El don de fortaleza
El Espíritu Santo derrama sus siete dones. La fortaleza es uno de ellos que viene a robustecer la virtud cardinal de la fortaleza. A cada una de las virtudes (fortaleza, justicia, templanza, prudencia) corresponde la gratuidad desbordante del Espíritu Santo.

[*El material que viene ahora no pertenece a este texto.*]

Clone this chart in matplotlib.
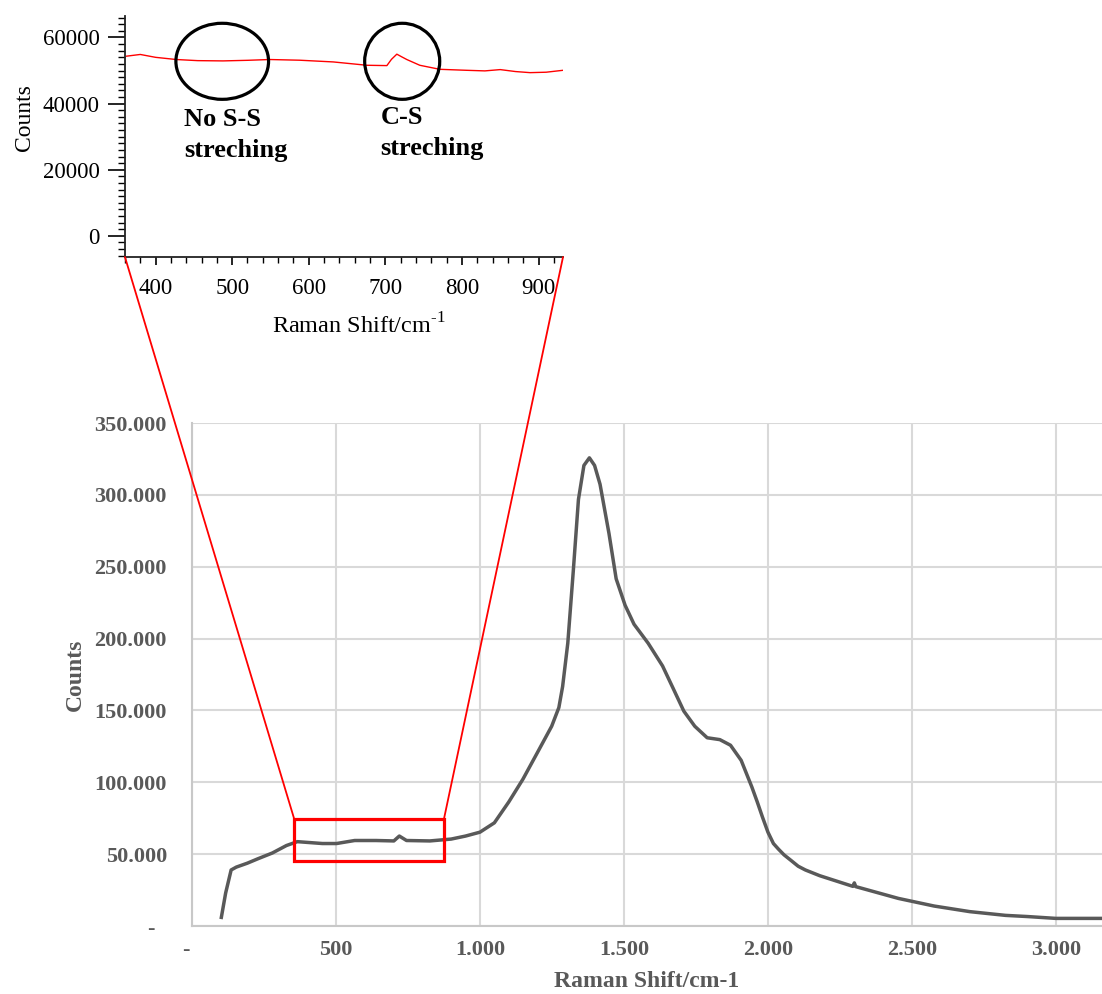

Un hombre fuerte es aquel que acomete grandes obras sin desmoronarse, en su trabajo, en su apostolado, de manera constante, perseverante, y, por otra parte, un hombre fuerte es el que sabe resistir las dificultades, las adversidades, las circunstancias contrarias y los sufrimientos del tipo que sean con paciencia... porque la paciencia es virtud de los fuertes. El hombre puede ir desarrollando estas virtudes cardinales con su trabajo interior y la repetición de actos virtuosos. Pero nada comparado con los dones que el Espíritu Santo infunde en las almas. La fortaleza sobrenatural que se nos da nos afianza en la Roca que es Cristo, firmemente establecidos en Él. Proporciona una valentía nueva, la audacia evangélica (= parresía), y al mismo tiempo una paciencia llena de constancia y virtud probada que resiste los ataques, las debilidades, las persecuciones, como lo vemos, en grado máximo, en los mártires.
Es necesaria fortaleza y perseverancia para realizar obras grandes y apostolados que exigen sacrificio. Los pusilánimes jamás harán nada bueno. Pero también es necesaria la fortaleza para no sucumbir bajo la cruz, ante enfermedades, persecuciones, dificultades de todo tipo. Esta fortaleza engendra la paciencia cristiana, propia de los valientes.
Los santos fueron los hombres fuertes, que no ahorraron sufrimiento alguno por Cristo y su Evangelio. En ellos contemplamos hasta qué punto el don de frotaleza se realiza y crea hombres nuevos, libres y valientes.